The Emerging Role of AVOD
In 2019, the main talking point was the growth of SVOD — and to a large extent this is still the case. But as noted in the last edition of MIPBlog, AVOD is now growing fast thanks to services like Peacock, Tubi and Pluto. AVOD is a new opportunity for distributors to make money out of older shows that don’t have the same currency as they used to. It’s also a way for them to get into the channel business. A growing number of companies are launching so-called fast channels, which are often based around single shows or tightly defined editorial themes. Blue Ant Media, for example, recently launched HauntTV and Crimetime on Samsung TV Plus in Canada. Likewise, Pluto TV recently added seven niche channels via a partnership with All3Media International. It’s early days for AVOD channels, but any incremental revenue from this kind of activity can be fed directly back into a distributor’s acquisition strategy.
Of course, not to be overlooked in this category is YouTube’s increasingly ambitious approach to factual commissioning — with recently originals including four-parter 30 Days With: Bretman Rock.
Financing TV production : The Development of Strategic Collaborations
We’ve already discussed project-based alliances such as co-productions, but increasingly the pursuit of additional revenues has seen the creation of long-term alliances. In the UK, the BBC and ITV are rivals in many respects, but that didn’t stop them joining forces to form SVOD platform BritBox.
Further expanding this alliance, ITV Studios and BBC Studios India have just signed a production partnership deal to adapt popular ITV Studios scripted dramas in India. Under the terms of the deal BBC Studios India will bring to life the ITV Studios shows Gold Digger, Sticks And Stones, Trauma and 35 Days. BBC Studios will also look at taking these dramas to the ever-growing regional markets of Tamil and Telugu.
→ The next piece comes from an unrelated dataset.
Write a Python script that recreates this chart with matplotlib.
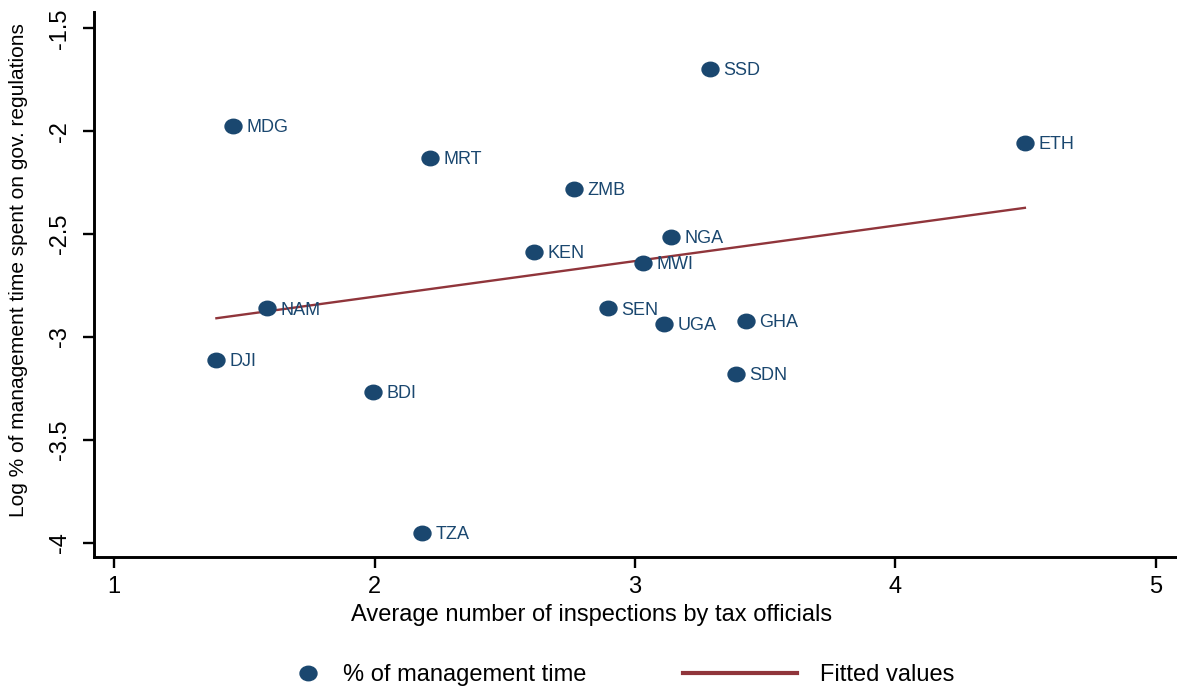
import matplotlib
matplotlib.use('Agg')
import matplotlib.pyplot as plt
import numpy as np
from matplotlib.path import Path
from matplotlib.transforms import Affine2D
from matplotlib.ticker import FuncFormatter
from matplotlib.lines import Line2D

matplotlib.rcParams.update({'font.family': ['Liberation Sans', 'DejaVu Sans'],
                            'axes.unicode_minus': False})

# country codes, inspections by tax officials, log share of management time
countries = ['SSD', 'MDG', 'ETH', 'MRT', 'ZMB', 'NGA', 'KEN', 'MWI',
             'NAM', 'SEN', 'UGA', 'GHA', 'DJI', 'SDN', 'BDI', 'TZA']
inspections = [3.288, 1.456, 4.497, 2.213, 2.767, 3.138, 2.613, 3.032,
               1.588, 2.898, 3.113, 3.426, 1.393, 3.389, 1.994, 2.184]
log_mgmt_time = [-1.698, -1.975, -2.056, -2.129, -2.280, -2.513, -2.586, -2.640,
                 -2.861, -2.861, -2.938, -2.923, -3.113, -3.181, -3.267, -3.952]

x_ticks = [1, 2, 3, 4, 5]
y_ticks = [-4, -3.5, -3, -2.5, -2, -1.5]

navy = '#1a476f'
maroon = '#90353b'

def stata_num(v, pos):
    return '%g' % v

# slightly wide ellipse marker
ellipse = Path.unit_circle().transformed(Affine2D().scale(1.17, 1.0))

W, H = 1177, 686
fig = plt.figure(figsize=(W / 100.0, H / 100.0), dpi=100)
ax = fig.add_axes([94.0 / W, (H - 557.0) / H, (W - 94.0) / W, (557.0 - 12.0) / H])

x = np.array(inspections)
y = np.array(log_mgmt_time)

ax.plot(x, y, linestyle='none', marker=ellipse, ms=12.2, color=navy, zorder=3)
for c, xi, yi in zip(countries, inspections, log_mgmt_time):
    ax.annotate(c, (xi, yi), xytext=(9.5, -4.6), textcoords='offset points',
                ha='left', va='baseline', fontsize=13, color=navy, zorder=4)

# linear fit
b, a = np.polyfit(x, y, 1)
xf = np.array([x.min(), x.max()])
ax.plot(xf, a + b * xf, color=maroon, lw=1.7, zorder=2)

ax.set_xlim(0.923, 5.081)
ax.set_ylim(-4.070, -1.421)
ax.set_xticks(x_ticks)
ax.set_yticks(y_ticks)
ax.xaxis.set_major_formatter(FuncFormatter(stata_num))
ax.yaxis.set_major_formatter(FuncFormatter(stata_num))

for s in ['top', 'right']:
    ax.spines[s].set_visible(False)
for s in ['left', 'bottom']:
    ax.spines[s].set_linewidth(2.1)
ax.tick_params(axis='both', direction='out', length=8, width=1.7, labelsize=17)
ax.tick_params(axis='x', pad=6)
ax.tick_params(axis='y', pad=8.5, labelrotation=90)
for lab in ax.get_yticklabels():
    lab.set_va('center')

ax.set_xlabel('Average number of inspections by tax officials', fontsize=17)
ax.xaxis.set_label_coords(0.4594, -0.087)
ax.set_ylabel('Log % of management time spent on gov. regulations', fontsize=15)
ax.yaxis.set_label_coords(-0.061, 0.527)

# legend entries laid out separately (different handle widths)
h1 = Line2D([], [], linestyle='none', marker=ellipse, ms=12.2, color=navy)
h2 = Line2D([], [], color=maroon, lw=3.0)
leg1 = fig.legend(handles=[h1], labels=['% of management time'], loc='center left',
                  bbox_to_anchor=(294.0 / W, (H - 675.0) / H), frameon=False,
                  fontsize=17, handlelength=1.17, handletextpad=0.91,
                  borderpad=0, borderaxespad=0)
leg2 = fig.legend(handles=[h2], labels=['Fitted values'], loc='center left',
                  bbox_to_anchor=(683.0 / W, (H - 675.0) / H), frameon=False,
                  fontsize=17, handlelength=4.83, handletextpad=0.97,
                  borderpad=0, borderaxespad=0)

fig.savefig('out.png', dpi=100)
Sameer Gogate, general manager of BBC Studios India Productions, said: “British dramas really resonate with Indian audiences, as we have seen with the success of Criminal Justice and Doctor Foster.”
East-West strategic alliances are also part of this trend towards commercial and creative collaboration. A case in point is Red Arrow Studios International’s new co-development partnership with Japanese commercial broadcaster TV Asahi. The first project in development by the partners is Crazy Elevator, a new game show in which players try to reach the top of a tower to claim treasure.
The Public Funding Pillar
A 2019 MIPCOM Preview story noted how TV funds and tax credits play a key role in financing TV production — with an increasing number of countries extending their film-support systems to include television drama. While Covid-19 caused a hiatus in production in many parts of the world, this summary is still broadly true. Indeed, many leading production hubs around the world are relying on local subsidies and incentives to help kickstart production.
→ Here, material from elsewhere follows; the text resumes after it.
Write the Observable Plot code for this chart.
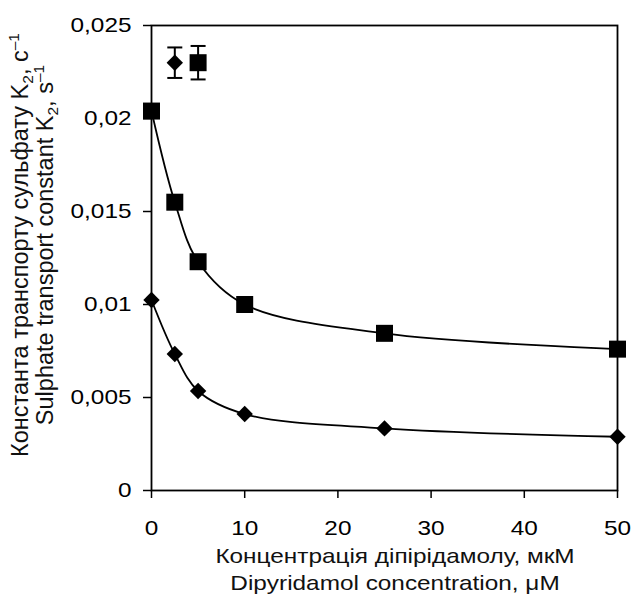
<!DOCTYPE html>
<html><head><meta charset="utf-8">
<script src="https://cdn.jsdelivr.net/npm/d3@7"></script>
<script src="https://cdn.jsdelivr.net/npm/@observablehq/plot@0.6"></script>
<style>
html,body{margin:0;padding:0;background:#fff}
svg{font-family:"Liberation Sans",Arial,sans-serif}
</style>
</head><body><div id="chart"></div>
<script>
// ---- data ----
const concentrations = [0, 2.5, 5, 10, 25, 50];
const squareSeries = [0.0204, 0.0155, 0.0123, 0.0100, 0.00845, 0.0076];
const diamondSeries = [0.01024, 0.00734, 0.00535, 0.00411, 0.00334, 0.00289];
const controlX = [2.5, 5];
const controlValues = [0.0230, 0.0230];
const controlErrors = [0.00082, 0.00090];
const controlShapes = ["diamond", "square"];
const xTicks = [0, 10, 20, 30, 40, 50];
const yTicks = [0, 0.005, 0.01, 0.015, 0.02, 0.025];
const xTitle = ["Концентрація діпірідамолу, мкМ", "Dipyridamol concentration, μM"];
const yTitle = [
  [["Константа транспорту сульфату K", "n"], ["2", "sub"], [", с", "n"], ["–1", "sup"]],
  [["Sulphate transport constant K", "n"], ["2", "sub"], [", s", "n"], ["–1", "sup"]]
];

// ---- symbols ----
const squareSym = {draw(c, size){const r = Math.sqrt(size/Math.PI); c.rect(-r, -r, 2*r, 2*r);}};
const diamondSym = {draw(c, size){const r = Math.sqrt(size/Math.PI); c.moveTo(0,-r); c.lineTo(r,0); c.lineTo(0,r); c.lineTo(-r,0); c.closePath();}};
const capSym = {draw(c, size){const r = Math.sqrt(size/Math.PI); c.moveTo(-r,0); c.lineTo(r,0);}};

const sq = concentrations.map((x, i) => ({x, y: squareSeries[i]}));
const di = concentrations.map((x, i) => ({x, y: diamondSeries[i]}));
const ctrl = controlX.map((x, i) => ({x, y: controlValues[i], e: controlErrors[i], s: controlShapes[i]}));

const fmt = d => String(d).replace(".", ",");

const plot = Plot.plot({
  width: 632, height: 594,
  marginLeft: 151, marginRight: 15, marginTop: 25, marginBottom: 104,
  style: {fontSize: "21px", fontFamily: "'Liberation Sans', Arial, sans-serif", color: "#000", background: "#fff"},
  x: {domain: [0, 50]},
  y: {domain: [0, 0.025]},
  marks: [
    Plot.axisX({ticks: xTicks, tickSize: 8, tickPadding: 22, tickFormat: fmt, label: null, strokeWidth: 1.5}),
    Plot.axisY({ticks: yTicks, tickSize: 8, tickPadding: 12, tickFormat: fmt, label: null, strokeWidth: 1.5}),
    Plot.line(sq, {x: "x", y: "y", curve: "catmull-rom", stroke: "#000", strokeWidth: 1.8}),
    Plot.line(di, {x: "x", y: "y", curve: "catmull-rom", stroke: "#000", strokeWidth: 1.8}),
    Plot.ruleX(ctrl, {x: "x", y1: d => d.y - d.e, y2: d => d.y + d.e, stroke: "#000", strokeWidth: 2}),
    Plot.dot(ctrl, {x: "x", y: d => d.y - d.e, symbol: capSym, r: 7.5, fill: "none", stroke: "#000", strokeWidth: 2}),
    Plot.dot(ctrl, {x: "x", y: d => d.y + d.e, symbol: capSym, r: 7.5, fill: "none", stroke: "#000", strokeWidth: 2}),
    Plot.dot(ctrl.filter(d => d.s === "diamond"), {x: "x", y: "y", symbol: diamondSym, r: 8.2, fill: "#000", stroke: "none"}),
    Plot.dot(ctrl.filter(d => d.s === "square"), {x: "x", y: "y", symbol: squareSym, r: 8.5, fill: "#000", stroke: "none"}),
    Plot.dot(sq, {x: "x", y: "y", symbol: squareSym, r: 8.5, fill: "#000", stroke: "none"}),
    Plot.dot(di, {x: "x", y: "y", symbol: diamondSym, r: 8.2, fill: "#000", stroke: "none"}),
    Plot.frame({stroke: "#000", strokeWidth: 1.8})
  ]
});

const S = 1.16; // horizontal glyph stretch seen in reference
plot.querySelectorAll("text").forEach(t => {
  const x = parseFloat(t.getAttribute("x")) || 0;
  const tr = t.getAttribute("transform") || "";
  t.setAttribute("transform", `${tr} translate(${x},0) scale(${S},1) translate(${-x},0)`);
});

const svg = d3.select(plot);
const titles = svg.append("g").attr("fill", "#111").attr("text-anchor", "middle");
// x title
const xCenter = 395, xBase = [563, 590];
xTitle.forEach((s, i) => {
  titles.append("text").attr("font-size", 21)
    .attr("transform", `translate(${xCenter},${xBase[i]}) scale(${S},1)`).text(s);
});
// y title (rotated)
const yCenter = 245, yBase = [28, 53];
yTitle.forEach((segs, i) => {
  const t = titles.append("text").attr("font-size", 23.5)
    .attr("transform", `translate(${yBase[i]},${yCenter}) rotate(-90)`);
  let shift = 0;
  segs.forEach(([str, kind]) => {
    const target = kind === "sub" ? 5 : kind === "sup" ? -9 : 0;
    const ts = t.append("tspan").text(str).attr("dy", target - shift);
    if (kind !== "n") ts.attr("font-size", 15.5);
    shift = target;
  });
});

document.getElementById("chart").appendChild(plot);
</script>
</body></html>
At the height of the pandemic, countries that offered subsidies and had also managed to keep the virus in check, benefited from an influx in work. A case in point is Greece, which increased its tax incentive during 2020. Despite the problems presented by the pandemic, Greece was able to host The Lost Daughter, an adaptation of Elena Ferrante’s novel starring Olivia Colman, Dakota Johnson and Paul Mescal. This was initially planned for a North American shoot but moved to Greece (the island of Spetses) during the pandemic.
Looking at some of the shows referenced above, Conversations With People was co-financed by Northern Ireland Screen, while Eden has received major production investment from Screen Australia in association with Screen NSW. Overall, Australia has attracted 13 international film and TV series since July 2020 with productions keen to secure federal and state government rebates and grants.
Worth noting also is that public sector support has played a critical role in sustaining the industry through the current crisis. Not only have governments paid the salaries of many workers during the crisis, they were also forced to step in to underwrite production insurance.